The National Highway Traffic Safety Administration (NHTSA) has demanded that the company behind a gadget called the Autopilot Buddy stops selling the device in the US. The gizmo makes Tesla's Autopilot think a driver has their hands on the steering wheel, and stops the system from urging drivers to put them there. Autopilot only works when a driver's hands are in the correct place and apply some pressure.

The Autopilot Buddy is marketed as a "Tesla Autopilot nag reduction device." It's a $199 magnetic, plastic gadget that clasps around the wheel and makes Autopilot thinks the driver's hands are in the correct spot. However, that could embolden drivers to let Autopilot have sole control of the car, which is a major safety concern for the NHTSA.

A number of Tesla crashes have occurred because their drivers were reportedly not paying attention or had their hands off of the wheel while Autopilot was active. Tesla recently said it would warn drivers more often if they were not holding the wheel properly.

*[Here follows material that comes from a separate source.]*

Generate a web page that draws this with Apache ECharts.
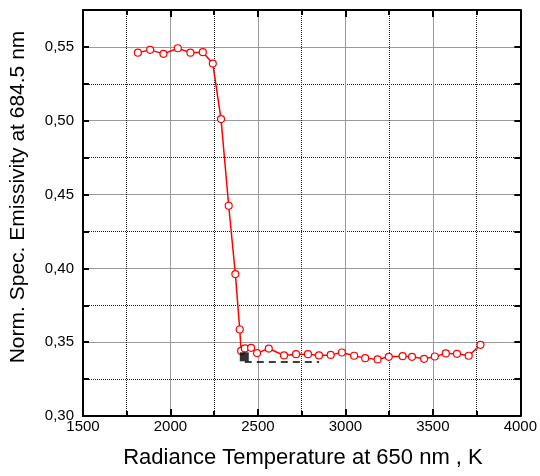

The Autopilot Buddy's poorly written website indicates that the device is only available for international orders, and not in the US. The site has a string of disclaimers, including that the device is only intended for track use (though it seems likely most Autopilot Buddy owners will still use their device on public roads). The site also says drivers have to keep their hands on the wheel per Tesla's requirements -- despite the site complaining about Autopilot nagging drivers to do just that.

Regardless of Autopilot Buddy's provisos, the NHTSA thinks the device is unsafe. It demanded in a cease and desist letter that the company behind the Autopilot Buddy confirms by June 29th that US sales, distribution and marketing of the device have stopped.